What a real maintenance system looks like
You don't need enterprise property management software or a full-time maintenance coordinator. You need four things: a way for tenants to submit requests that captures the right information, a way to prioritize and track those requests, a way to communicate status back to the tenant, and a record of everything for your files and your taxes.
A standardized submission process
When a tenant submits a request, you need more than "the sink is broken." You need to know which property, which unit, what the issue is, how urgent it is, and ideally a photo. A structured submission form gets you this information up front so you're not going back and forth with follow-up questions.
Priority levels
Not every maintenance issue is equal, and your response time shouldn't be either. A simple three-tier system works for most small portfolios:
- Emergency — issues that threaten health, safety, or could cause major property damage if not addressed immediately. Burst pipes, gas leaks, no heat in winter, electrical hazards. Response time: hours, not days.
- Urgent — issues that significantly affect livability but aren't immediate dangers. A broken refrigerator, a malfunctioning water heater, a non-functioning toilet in a single-bathroom unit. Response time: 24–48 hours.
- Routine — everything else. A running toilet, a sticky door, a cracked tile, a slow drain. Response time: within a week, scheduled at a convenient time for both parties.
When you have clear priority levels, you stop treating every request like an emergency — which reduces your stress — and you stop accidentally ignoring actual emergencies — which protects your tenants and your property.
Status tracking
Every request should move through clear stages: submitted, reviewed, scheduled, in progress, and completed. When a tenant can see that their request has been reviewed and a repair is scheduled for Thursday, they stop sending follow-up texts. When you can see at a glance that you have two open urgent requests and five routine ones queued up, you can plan your week.
This is where most text-based systems completely fall apart. A text message is either read or unread — there's no status between "I told my tenant I'd handle it" and "it's done."
Nestbase lets tenants submit requests with priority levels and photos. You track everything from submission to completion — with costs logged automatically for tax time.
Try Nestbase Free →A permanent record
Every completed maintenance request becomes a data point. Over time, these records tell you which properties cost the most to maintain, which systems fail repeatedly (suggesting replacement rather than continued repair), and exactly how much you spent on each property in each expense category. That last point matters at tax time — maintenance and repair expenses are fully deductible on Schedule E, but only if you can document them.
The tenant experience matters more than you think
Tenant turnover is expensive.
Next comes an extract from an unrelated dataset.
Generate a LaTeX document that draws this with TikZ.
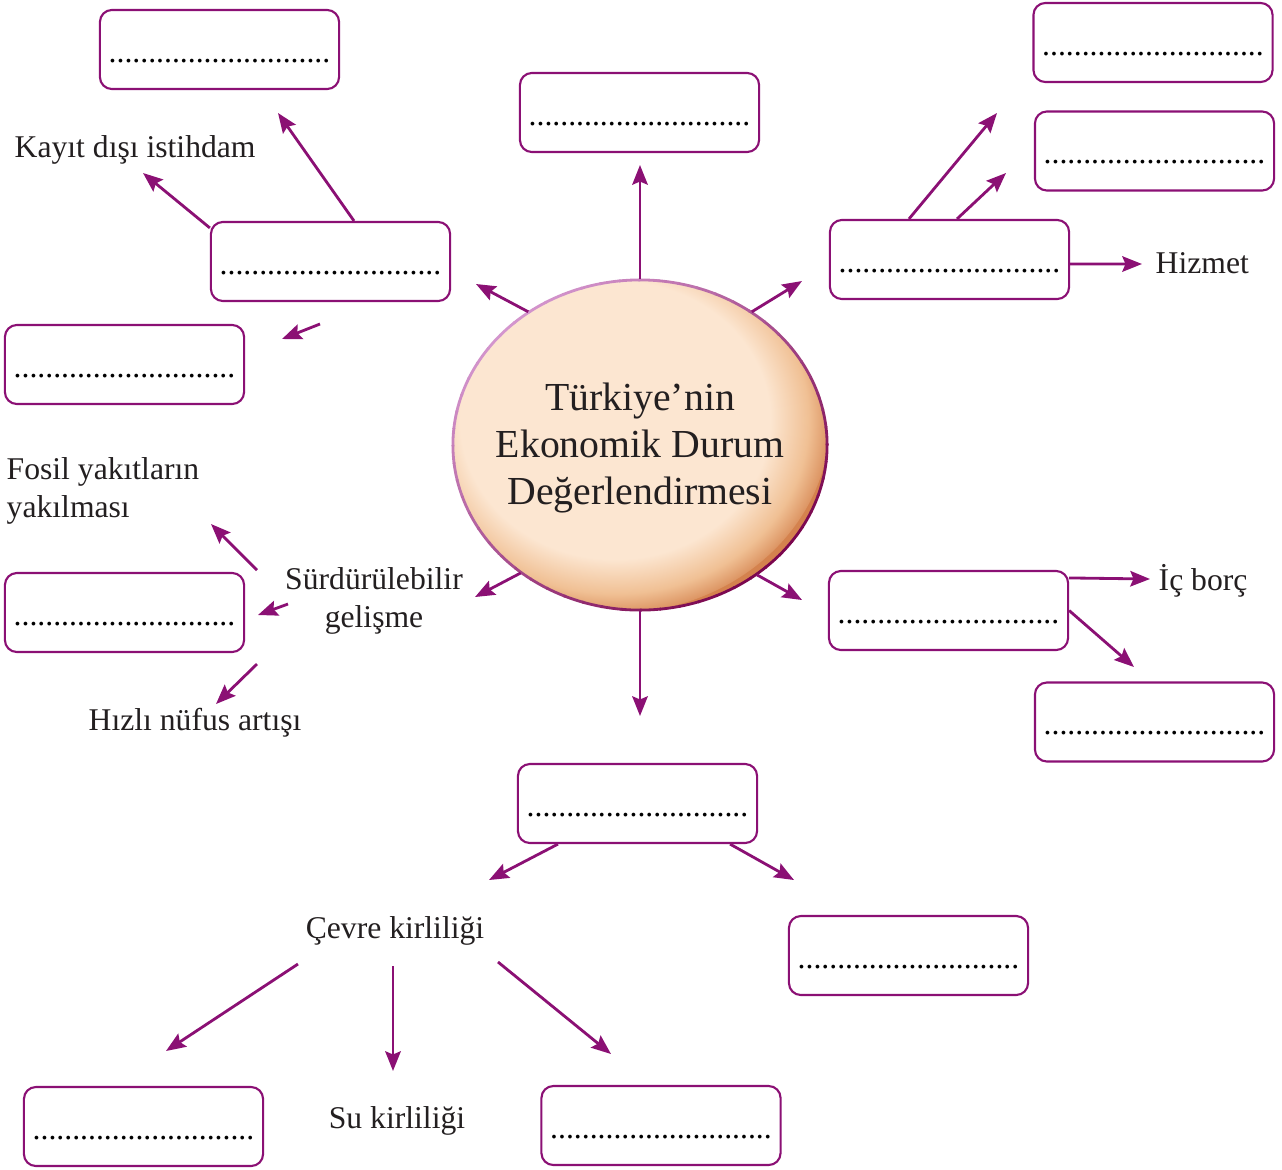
\documentclass[tikz,border=0pt]{standalone}
\usepackage{xcolor}
\usepackage{fontspec}
\setmainfont{Liberation Serif}
\usepackage{tikz}
\usetikzlibrary{arrows.meta,shapes.geometric,calc}
\definecolor{purp}{RGB}{139,16,116}
\definecolor{eggIn}{RGB}{252,230,209}
\definecolor{eggMid}{RGB}{240,192,148}
\definecolor{eggOut}{RGB}{212,130,78}
\definecolor{rimLt}{RGB}{212,150,206}
\definecolor{rimDk}{RGB}{122,6,78}
\definecolor{inkCol}{RGB}{35,31,32}
\newcommand{\dotrow}{............................}
\newcommand{\labfont}{\fontsize{9}{10.6}\selectfont}
\newcommand{\hubfont}{\fontsize{11.3}{13.5}\selectfont}
\pgfdeclareradialshading{eggshade}{\pgfpoint{0bp}{0bp}}{color(0bp)=(eggIn); color(18bp)=(eggIn); color(22.5bp)=(eggMid); color(26bp)=(eggOut); color(40bp)=(eggOut)}
\tikzset{
  box/.style={draw=purp, line width=0.6pt, rounded corners=3.4pt,
              minimum width=2.39cm, minimum height=0.79cm, inner sep=0pt,
              text height=0.52cm, text depth=0.27cm, font=\labfont},
  lbl/.style={text=inkCol, font=\labfont, inner sep=0pt},
  arr/.style={-{Stealth[length=5.6pt,width=4.4pt,inset=0.9pt]}, draw=purp, line width=0.8pt},
}

\begin{document}
\begin{tikzpicture}[x=0.01cm, y=-0.01cm]
  \useasboundingbox (0,0) rectangle (1282,1169);

  % hub
  \node[ellipse, minimum width=3.74cm, minimum height=3.3cm, inner sep=0pt] (eco) at (640,445) {};
  \begin{scope}
    \clip (eco.center) ellipse (1.87cm and 1.65cm);
    \fill[eggOut] (eco.center) ellipse (1.9cm and 1.7cm);
    \shade[shading=eggshade] ($(eco.center)+(-0.25cm,0.25cm)$) ellipse (2.15cm and 1.93cm);
  \end{scope}
  \foreach \a in {0,6,...,354}{
    \pgfmathtruncatemacro\m{50+50*cos(\a+3-135)}
    \draw[line width=0.8pt, draw=rimLt!\m!rimDk]
      ($(eco.center)+(\a:1.87cm and 1.65cm)$)
      arc[start angle=\a, end angle=\a+6.5, x radius=1.87cm, y radius=1.65cm];
  }
  \node[align=center, text=inkCol, font=\hubfont, inner sep=0pt] (ecoTxt) at (640,448)
    {Türkiye’nin\\Ekonomik Durum\\Değerlendirmesi};

  % blank boxes
  \node[box] (b1)  at (219.5,49.5)  {\dotrow};
  \node[box] (b2)  at (639.5,112.5) {\dotrow};
  \node[box] (b3)  at (1153,42.5)   {\dotrow};
  \node[box] (b4)  at (1154.5,151)  {\dotrow};
  \node[box] (b5)  at (949.5,259.5) {\dotrow};
  \node[box] (b6)  at (330.5,261.5) {\dotrow};
  \node[box] (b7)  at (124.5,364.5) {\dotrow};
  \node[box] (b8)  at (124.5,612.5) {\dotrow};
  \node[box] (b9)  at (948.5,610.5) {\dotrow};
  \node[box] (b10) at (1154.5,722)  {\dotrow};
  \node[box] (b11) at (637.5,803.5) {\dotrow};
  \node[box] (b12) at (908.5,955.5) {\dotrow};
  \node[box] (b13) at (143.5,1126.5){\dotrow};
  \node[box] (b14) at (661,1125.5)  {\dotrow};

  % labels
  \node[lbl, anchor=base west] (kayit) at (14,157) {Kayıt dışı istihdam};
  \node[lbl, anchor=base west] (hizmet) at (1155,273) {Hizmet};
  \node[lbl, anchor=base west] (icborc) at (1158,590) {İç borç};
  \node[lbl, anchor=west, align=left] (fosil) at (6,491) {Fosil yakıtların\\yakılması};
  \node[lbl, align=center] (surd) at (374,601) {Sürdürülebilir\\gelişme};
  \node[lbl, anchor=base west] (hizli) at (88,730) {Hızlı nüfus artışı};
  \node[lbl, anchor=base] (cevre) at (395,938) {Çevre kirliliği};
  \node[lbl, anchor=base] (su) at (397,1128) {Su kirliliği};

  % free arrow ends
  \coordinate (tUp) at (640,165);
  \coordinate (tDn) at (640,716);
  \coordinate (tUL) at (476,284);
  \coordinate (tUR) at (802,281);
  \coordinate (tLL) at (475,597);
  \coordinate (tLR) at (802,600);
  \coordinate (tB6a) at (278,113);
  \coordinate (tB6b) at (143,173);
  \coordinate (sB6c) at (320,324);
  \coordinate (tB6c) at (282,339);
  \coordinate (tB5a) at (997,113);
  \coordinate (tB5b) at (1006,173);
  \coordinate (tHiz) at (1142,264);
  \coordinate (tIc) at (1150,579);
  \coordinate (tB9) at (1134,667);
  \coordinate (sSa) at (257,570);
  \coordinate (tSa) at (211,524);
  \coordinate (sSb) at (288,604);
  \coordinate (tSb) at (258,615);
  \coordinate (sSc) at (257,664);
  \coordinate (tSc) at (216,704);
  \coordinate (tB11a) at (489,880);
  \coordinate (tB11b) at (794,880);
  \coordinate (sCa) at (298,964);
  \coordinate (tCa) at (166,1051);
  \coordinate (sCb) at (393,966);
  \coordinate (tCb) at (393,1071);
  \coordinate (sCc) at (498,962);
  \coordinate (tCc) at (611,1054);

  % hub arrows
  \draw[arr] (eco.north) -- (tUp);
  \draw[arr] (eco.south) -- (tDn);
  \draw[arr] (eco.130) -- (tUL);
  \draw[arr] (eco.50) -- (tUR);
  \draw[arr] (eco.227) -- (tLL);
  \draw[arr] (eco.312) -- (tLR);

  % upper left
  \draw[arr] ([xshift=2.35mm]b6.north) -- (tB6a);
  \draw[arr] ([yshift=-0.7mm]b6.north west) -- (tB6b);
  \draw[arr] (sB6c) -- (tB6c);

  % upper right
  \draw[arr] ([xshift=-4.05mm]b5.north) -- (tB5a);
  \draw[arr] ([xshift=0.75mm]b5.north) -- (tB5b);
  \draw[arr] ([yshift=-0.45mm]b5.east) -- (tHiz);

  % lower right
  \draw[arr] ([yshift=-0.8mm]b9.north east) -- (tIc);
  \draw[arr] (b9.east) -- (tB9);

  % left
  \draw[arr] (sSa) -- (tSa);
  \draw[arr] (sSb) -- (tSb);
  \draw[arr] (sSc) -- (tSc);

  % bottom
  \draw[arr] ([xshift=-7.95mm]b11.south) -- (tB11a);
  \draw[arr] ([xshift=9.25mm]b11.south) -- (tB11b);
  \draw[arr] (sCa) -- (tCa);
  \draw[arr] (sCb) -- (tCb);
  \draw[arr] (sCc) -- (tCc);
\end{tikzpicture}
\end{document}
Vacancy costs you a month or more of lost rent, plus turnover expenses like cleaning, painting, listing, and screening a new tenant. Industry estimates put turnover costs between $1,000 and $5,000 per unit, depending on your market.
One of the most controllable factors in tenant retention is how you handle maintenance. When tenants feel heard and see that their requests are taken seriously, they're significantly more likely to renew their lease. When they feel ignored or have to chase you for updates, they start looking for a new place — even if they otherwise like the unit.
A maintenance system doesn't just make your life easier. It directly protects your rental income by keeping tenants happy enough to stay.
How to transition away from texts
If you're currently managing maintenance over text and it's "working" (meaning nothing catastrophic has happened yet), the switch doesn't have to be dramatic.
Start by setting expectations. At the next lease renewal or with your next new tenant, include a clause specifying how maintenance requests should be submitted. Make it clear that requests submitted through the proper channel get tracked and prioritized, while texts may be missed.
Make it easier than texting. If your new system requires tenants to log into a portal, fill out a 15-field form, and upload documentation, they're going to keep texting you. The submission process needs to be fast and simple — ideally something they can do from their phone in under a minute.
Respond faster, not slower. The biggest fear landlords have about moving away from texts is that it'll feel less personal or responsive. Flip that on its head. Use the system to respond faster with status updates, and tenants will quickly prefer it because they can see what's happening instead of wondering if you read their text.
The bottom line
Your text thread isn't a maintenance system — it's a liability. No prioritization, no paper trail, no cost tracking, no scalability. Every landlord who's been burned by a missed request, a disputed repair timeline, or a shoebox of unsorted receipts at tax time has learned this the hard way.
The fix isn't complicated. It's just a matter of replacing the chaos of ad-hoc texting with something structured, trackable, and designed for how landlords actually work.